_Source code of charts_:
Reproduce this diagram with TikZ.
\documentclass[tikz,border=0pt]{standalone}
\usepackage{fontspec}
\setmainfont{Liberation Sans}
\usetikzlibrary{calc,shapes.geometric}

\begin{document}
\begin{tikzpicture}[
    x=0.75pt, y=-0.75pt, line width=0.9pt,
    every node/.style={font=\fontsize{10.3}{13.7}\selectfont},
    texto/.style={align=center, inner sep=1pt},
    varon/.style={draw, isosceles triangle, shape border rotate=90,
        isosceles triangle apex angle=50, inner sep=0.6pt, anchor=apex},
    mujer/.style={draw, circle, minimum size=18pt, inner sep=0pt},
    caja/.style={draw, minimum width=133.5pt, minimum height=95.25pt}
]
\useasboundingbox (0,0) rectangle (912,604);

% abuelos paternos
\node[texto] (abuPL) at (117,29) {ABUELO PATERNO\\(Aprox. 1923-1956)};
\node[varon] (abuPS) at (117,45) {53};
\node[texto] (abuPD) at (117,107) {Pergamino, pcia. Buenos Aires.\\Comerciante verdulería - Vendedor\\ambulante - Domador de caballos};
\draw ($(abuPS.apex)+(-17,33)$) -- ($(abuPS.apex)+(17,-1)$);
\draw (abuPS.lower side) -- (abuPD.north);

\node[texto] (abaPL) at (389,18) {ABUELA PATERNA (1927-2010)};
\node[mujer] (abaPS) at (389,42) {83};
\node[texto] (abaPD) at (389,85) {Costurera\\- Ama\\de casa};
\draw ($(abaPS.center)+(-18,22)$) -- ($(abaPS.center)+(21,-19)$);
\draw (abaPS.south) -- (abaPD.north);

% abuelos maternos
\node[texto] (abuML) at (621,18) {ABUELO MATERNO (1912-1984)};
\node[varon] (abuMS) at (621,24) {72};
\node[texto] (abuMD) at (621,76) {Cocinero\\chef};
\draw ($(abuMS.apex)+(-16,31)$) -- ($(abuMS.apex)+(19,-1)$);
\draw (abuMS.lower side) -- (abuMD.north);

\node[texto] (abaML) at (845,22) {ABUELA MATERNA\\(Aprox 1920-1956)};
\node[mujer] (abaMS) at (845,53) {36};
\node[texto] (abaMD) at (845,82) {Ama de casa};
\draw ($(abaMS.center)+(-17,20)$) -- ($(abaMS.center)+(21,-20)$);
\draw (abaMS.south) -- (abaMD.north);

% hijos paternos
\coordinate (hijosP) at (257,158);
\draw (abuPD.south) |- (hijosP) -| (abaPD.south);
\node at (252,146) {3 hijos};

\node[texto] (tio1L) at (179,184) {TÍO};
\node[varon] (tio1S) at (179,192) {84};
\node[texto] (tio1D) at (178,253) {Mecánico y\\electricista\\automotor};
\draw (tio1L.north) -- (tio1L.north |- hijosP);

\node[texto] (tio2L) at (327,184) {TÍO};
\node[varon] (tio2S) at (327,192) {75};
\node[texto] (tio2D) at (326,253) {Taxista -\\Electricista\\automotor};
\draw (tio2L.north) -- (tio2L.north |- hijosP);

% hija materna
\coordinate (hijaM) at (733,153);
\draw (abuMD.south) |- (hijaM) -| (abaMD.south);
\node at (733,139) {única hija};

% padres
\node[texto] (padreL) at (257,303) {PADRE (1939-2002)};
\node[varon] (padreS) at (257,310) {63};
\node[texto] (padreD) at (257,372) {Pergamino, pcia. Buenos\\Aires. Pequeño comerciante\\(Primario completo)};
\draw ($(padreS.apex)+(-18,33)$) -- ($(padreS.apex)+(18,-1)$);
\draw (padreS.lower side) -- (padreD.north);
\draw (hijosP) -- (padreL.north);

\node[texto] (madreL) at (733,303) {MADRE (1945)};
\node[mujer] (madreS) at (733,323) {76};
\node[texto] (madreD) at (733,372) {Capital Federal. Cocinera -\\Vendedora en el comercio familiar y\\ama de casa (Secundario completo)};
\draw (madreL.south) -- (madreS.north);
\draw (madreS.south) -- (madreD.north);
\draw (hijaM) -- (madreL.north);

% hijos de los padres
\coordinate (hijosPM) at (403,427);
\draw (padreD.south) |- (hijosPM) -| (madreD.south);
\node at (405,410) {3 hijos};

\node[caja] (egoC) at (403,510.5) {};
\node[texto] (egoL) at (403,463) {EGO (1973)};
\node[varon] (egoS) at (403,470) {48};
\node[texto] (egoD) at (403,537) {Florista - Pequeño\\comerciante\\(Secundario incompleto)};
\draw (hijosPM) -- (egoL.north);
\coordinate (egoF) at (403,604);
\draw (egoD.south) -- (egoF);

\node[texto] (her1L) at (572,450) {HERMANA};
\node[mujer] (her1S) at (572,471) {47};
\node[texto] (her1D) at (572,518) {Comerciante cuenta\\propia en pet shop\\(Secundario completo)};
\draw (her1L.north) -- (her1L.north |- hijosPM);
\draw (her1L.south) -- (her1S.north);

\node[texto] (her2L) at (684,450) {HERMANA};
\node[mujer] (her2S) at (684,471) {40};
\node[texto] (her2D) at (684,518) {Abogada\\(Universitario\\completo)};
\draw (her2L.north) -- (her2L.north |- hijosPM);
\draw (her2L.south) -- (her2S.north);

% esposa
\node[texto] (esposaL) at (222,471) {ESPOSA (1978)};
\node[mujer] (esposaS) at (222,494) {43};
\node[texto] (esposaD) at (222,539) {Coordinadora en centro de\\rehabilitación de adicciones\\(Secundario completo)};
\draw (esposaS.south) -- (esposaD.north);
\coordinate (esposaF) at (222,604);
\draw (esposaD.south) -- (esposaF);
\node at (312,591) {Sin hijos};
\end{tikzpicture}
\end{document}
...
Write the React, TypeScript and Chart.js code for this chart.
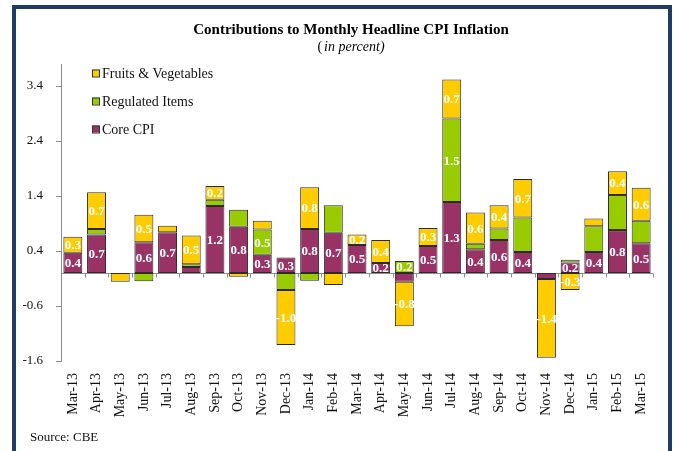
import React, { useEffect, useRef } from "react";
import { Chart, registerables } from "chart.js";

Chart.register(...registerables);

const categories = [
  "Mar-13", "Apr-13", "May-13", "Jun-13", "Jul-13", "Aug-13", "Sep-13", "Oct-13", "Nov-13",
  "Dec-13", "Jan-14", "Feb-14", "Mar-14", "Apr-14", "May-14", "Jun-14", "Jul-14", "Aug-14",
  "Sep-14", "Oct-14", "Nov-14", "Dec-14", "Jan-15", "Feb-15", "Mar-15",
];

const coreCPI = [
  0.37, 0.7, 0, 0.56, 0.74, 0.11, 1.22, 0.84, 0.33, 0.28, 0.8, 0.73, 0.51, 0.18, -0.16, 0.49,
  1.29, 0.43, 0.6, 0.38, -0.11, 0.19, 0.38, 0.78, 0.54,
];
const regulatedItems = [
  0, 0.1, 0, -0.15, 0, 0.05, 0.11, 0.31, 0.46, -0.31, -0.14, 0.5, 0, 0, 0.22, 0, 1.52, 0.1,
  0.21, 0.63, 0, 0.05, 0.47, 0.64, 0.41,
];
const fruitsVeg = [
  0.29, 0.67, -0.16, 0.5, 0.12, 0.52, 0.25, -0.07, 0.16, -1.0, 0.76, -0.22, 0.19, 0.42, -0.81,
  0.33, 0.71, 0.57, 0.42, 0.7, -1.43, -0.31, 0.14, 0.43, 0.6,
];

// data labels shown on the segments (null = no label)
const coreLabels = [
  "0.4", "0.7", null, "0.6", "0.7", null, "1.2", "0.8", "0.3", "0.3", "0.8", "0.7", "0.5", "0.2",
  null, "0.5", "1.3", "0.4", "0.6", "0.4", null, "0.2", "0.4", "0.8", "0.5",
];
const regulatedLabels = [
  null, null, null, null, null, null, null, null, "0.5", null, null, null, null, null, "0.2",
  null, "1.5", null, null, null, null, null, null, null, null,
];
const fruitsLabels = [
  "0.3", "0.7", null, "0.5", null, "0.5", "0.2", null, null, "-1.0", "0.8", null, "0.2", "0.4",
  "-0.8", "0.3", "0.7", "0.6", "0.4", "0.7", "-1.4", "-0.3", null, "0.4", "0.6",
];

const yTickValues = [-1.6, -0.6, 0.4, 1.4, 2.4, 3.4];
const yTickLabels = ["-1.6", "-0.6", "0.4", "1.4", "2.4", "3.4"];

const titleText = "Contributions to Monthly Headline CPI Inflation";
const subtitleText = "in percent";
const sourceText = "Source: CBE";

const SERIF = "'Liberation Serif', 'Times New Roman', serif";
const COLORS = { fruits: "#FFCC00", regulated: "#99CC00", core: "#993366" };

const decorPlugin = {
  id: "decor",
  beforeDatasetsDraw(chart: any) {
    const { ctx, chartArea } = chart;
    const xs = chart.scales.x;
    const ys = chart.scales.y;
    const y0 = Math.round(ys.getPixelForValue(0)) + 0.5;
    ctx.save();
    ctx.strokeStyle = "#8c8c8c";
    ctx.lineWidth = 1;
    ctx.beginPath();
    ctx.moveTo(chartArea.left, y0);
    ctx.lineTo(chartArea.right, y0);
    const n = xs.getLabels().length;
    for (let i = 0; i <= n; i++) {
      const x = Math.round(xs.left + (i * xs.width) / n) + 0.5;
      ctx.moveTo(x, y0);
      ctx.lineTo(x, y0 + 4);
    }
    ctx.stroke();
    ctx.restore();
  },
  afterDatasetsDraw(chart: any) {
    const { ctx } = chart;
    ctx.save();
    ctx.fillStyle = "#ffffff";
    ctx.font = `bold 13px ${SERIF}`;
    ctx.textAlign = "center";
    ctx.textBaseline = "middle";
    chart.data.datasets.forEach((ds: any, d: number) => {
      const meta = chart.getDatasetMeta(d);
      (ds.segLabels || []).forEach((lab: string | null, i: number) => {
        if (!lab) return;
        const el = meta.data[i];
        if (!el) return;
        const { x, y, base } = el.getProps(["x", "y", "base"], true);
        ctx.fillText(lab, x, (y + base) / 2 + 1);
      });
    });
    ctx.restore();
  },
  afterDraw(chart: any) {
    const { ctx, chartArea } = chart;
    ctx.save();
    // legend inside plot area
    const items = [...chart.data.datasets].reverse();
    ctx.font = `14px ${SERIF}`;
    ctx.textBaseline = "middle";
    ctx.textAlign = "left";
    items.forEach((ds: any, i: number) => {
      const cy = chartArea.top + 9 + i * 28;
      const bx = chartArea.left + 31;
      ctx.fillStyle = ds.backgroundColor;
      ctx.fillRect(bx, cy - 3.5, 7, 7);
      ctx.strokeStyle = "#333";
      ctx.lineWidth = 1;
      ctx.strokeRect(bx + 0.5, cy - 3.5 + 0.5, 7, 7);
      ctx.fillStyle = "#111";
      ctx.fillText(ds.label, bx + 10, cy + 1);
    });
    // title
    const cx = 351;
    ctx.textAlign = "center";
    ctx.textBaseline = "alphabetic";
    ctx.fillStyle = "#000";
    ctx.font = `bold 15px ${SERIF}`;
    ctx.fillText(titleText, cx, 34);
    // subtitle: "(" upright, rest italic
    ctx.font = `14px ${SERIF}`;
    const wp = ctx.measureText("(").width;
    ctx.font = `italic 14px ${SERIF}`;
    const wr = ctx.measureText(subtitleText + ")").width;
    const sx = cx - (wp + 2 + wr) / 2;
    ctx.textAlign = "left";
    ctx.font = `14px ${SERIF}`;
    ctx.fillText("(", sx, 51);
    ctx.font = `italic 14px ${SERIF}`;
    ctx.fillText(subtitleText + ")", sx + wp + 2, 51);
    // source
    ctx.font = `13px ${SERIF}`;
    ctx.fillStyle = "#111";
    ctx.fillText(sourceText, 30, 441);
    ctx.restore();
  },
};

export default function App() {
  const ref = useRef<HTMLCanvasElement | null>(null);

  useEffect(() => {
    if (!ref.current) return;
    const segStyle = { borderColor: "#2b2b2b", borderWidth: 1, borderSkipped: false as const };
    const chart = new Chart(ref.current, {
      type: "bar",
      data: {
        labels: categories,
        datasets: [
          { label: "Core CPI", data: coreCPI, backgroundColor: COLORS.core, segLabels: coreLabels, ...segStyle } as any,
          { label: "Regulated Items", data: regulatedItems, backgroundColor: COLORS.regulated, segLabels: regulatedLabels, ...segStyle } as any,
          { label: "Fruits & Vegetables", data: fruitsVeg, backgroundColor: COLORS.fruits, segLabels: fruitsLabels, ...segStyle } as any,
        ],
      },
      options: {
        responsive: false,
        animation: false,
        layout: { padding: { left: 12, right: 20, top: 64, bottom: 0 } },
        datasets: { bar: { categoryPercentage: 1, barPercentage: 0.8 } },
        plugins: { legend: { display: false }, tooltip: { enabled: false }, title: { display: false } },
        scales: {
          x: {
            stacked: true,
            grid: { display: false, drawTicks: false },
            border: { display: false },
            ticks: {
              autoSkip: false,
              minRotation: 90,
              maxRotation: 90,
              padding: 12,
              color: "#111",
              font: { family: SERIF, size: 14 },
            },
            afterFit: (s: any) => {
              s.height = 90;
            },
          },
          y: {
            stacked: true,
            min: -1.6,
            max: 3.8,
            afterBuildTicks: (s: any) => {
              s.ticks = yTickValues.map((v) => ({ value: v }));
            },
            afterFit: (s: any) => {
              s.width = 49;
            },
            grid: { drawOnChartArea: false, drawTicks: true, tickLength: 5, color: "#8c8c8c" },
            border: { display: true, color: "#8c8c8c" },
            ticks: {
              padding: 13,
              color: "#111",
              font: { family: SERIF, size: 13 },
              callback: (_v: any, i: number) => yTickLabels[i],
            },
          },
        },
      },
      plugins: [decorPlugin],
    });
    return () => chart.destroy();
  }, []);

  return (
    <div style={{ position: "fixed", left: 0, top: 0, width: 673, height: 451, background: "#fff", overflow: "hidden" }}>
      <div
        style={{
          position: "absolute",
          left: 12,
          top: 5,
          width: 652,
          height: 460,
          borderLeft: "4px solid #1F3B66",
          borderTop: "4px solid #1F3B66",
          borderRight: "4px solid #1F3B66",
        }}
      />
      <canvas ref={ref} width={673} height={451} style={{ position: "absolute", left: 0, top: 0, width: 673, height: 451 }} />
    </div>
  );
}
--
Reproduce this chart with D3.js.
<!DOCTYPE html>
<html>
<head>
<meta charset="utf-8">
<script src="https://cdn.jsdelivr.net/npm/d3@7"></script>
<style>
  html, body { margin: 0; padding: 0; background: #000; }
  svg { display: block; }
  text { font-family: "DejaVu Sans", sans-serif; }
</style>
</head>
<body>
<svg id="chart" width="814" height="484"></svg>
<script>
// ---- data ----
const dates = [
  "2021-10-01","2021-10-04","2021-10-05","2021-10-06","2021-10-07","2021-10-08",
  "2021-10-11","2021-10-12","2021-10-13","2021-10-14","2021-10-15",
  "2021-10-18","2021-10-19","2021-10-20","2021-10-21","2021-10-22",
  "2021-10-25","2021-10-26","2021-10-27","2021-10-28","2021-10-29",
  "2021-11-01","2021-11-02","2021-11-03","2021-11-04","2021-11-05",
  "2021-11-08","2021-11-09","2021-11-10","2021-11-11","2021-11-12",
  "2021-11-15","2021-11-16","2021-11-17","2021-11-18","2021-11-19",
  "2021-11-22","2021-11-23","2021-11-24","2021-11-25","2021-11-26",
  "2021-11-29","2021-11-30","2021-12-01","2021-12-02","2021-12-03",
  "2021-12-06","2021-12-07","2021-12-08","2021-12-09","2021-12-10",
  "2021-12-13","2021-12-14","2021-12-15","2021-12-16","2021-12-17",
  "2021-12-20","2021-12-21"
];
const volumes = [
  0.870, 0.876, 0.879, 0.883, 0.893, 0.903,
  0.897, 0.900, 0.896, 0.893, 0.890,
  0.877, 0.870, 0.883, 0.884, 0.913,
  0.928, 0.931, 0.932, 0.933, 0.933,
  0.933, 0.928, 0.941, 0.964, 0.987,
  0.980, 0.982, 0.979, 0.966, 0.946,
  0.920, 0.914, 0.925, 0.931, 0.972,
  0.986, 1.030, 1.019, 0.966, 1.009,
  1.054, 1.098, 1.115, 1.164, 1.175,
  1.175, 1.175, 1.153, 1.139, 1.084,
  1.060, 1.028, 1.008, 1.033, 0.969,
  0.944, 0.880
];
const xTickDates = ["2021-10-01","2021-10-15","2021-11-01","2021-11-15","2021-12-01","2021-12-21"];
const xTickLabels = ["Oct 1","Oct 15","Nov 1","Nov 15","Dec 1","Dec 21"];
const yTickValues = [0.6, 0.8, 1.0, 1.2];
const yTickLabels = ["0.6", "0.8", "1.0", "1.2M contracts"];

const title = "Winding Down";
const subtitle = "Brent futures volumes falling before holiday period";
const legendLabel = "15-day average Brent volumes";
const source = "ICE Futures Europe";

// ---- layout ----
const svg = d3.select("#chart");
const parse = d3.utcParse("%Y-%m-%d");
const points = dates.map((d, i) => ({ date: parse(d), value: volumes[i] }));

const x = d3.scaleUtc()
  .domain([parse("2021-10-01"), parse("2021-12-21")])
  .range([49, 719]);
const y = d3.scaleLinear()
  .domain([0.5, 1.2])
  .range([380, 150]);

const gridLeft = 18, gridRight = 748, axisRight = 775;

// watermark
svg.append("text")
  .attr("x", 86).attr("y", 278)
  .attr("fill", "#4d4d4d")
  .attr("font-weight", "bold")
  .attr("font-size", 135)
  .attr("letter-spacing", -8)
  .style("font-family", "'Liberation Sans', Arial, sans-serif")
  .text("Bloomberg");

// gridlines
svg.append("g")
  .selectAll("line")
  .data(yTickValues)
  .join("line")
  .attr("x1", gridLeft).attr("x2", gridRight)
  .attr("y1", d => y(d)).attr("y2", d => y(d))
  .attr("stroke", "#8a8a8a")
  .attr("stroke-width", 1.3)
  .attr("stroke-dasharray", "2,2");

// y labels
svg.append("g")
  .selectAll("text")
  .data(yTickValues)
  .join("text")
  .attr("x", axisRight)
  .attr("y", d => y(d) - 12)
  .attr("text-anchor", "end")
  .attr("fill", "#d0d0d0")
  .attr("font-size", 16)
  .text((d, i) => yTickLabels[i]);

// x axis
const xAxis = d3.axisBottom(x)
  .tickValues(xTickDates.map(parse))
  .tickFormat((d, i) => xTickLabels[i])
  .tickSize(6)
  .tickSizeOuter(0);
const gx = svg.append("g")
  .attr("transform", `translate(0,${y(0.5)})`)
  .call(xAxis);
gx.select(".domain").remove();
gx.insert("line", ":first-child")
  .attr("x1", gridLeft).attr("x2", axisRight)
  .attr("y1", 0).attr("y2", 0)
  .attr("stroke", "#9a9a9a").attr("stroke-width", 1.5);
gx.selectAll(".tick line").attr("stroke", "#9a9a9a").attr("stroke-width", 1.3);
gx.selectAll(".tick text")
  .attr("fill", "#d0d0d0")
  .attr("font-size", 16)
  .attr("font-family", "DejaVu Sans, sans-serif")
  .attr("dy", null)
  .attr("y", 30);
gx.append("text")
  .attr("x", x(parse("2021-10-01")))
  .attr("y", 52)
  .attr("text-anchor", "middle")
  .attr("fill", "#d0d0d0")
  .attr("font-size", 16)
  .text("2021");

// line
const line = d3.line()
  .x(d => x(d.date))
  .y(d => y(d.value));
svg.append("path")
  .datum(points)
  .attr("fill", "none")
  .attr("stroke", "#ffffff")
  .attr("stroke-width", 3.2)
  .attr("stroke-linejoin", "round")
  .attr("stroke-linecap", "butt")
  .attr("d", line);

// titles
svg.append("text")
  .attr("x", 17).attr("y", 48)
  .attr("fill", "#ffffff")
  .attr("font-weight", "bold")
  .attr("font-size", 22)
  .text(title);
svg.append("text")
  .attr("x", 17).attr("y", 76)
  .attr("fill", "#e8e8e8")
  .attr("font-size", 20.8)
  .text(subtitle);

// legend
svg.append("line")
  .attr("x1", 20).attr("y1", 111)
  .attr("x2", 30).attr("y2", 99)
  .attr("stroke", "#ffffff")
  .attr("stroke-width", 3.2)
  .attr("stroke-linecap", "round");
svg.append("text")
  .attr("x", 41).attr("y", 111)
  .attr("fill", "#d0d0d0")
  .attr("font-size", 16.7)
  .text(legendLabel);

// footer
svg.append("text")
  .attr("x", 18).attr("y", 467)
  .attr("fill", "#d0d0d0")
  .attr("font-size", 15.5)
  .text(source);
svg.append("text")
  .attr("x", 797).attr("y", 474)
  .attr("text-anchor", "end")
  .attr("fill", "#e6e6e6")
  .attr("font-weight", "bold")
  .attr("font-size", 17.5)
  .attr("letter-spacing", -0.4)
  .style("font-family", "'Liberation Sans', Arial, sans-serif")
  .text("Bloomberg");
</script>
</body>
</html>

_STATED PROBLEM_:
Make an exact copy of the lines from the one holding "Write the React, TypeScript" through the one holding "Chart.register(...registerables);", end lines included, without the pictures.

_PROBLEM SOLUTION_:
Write the React, TypeScript and Chart.js code for this chart.
import React, { useEffect, useRef } from "react";
import { Chart, registerables } from "chart.js";

Chart.register(...registerables);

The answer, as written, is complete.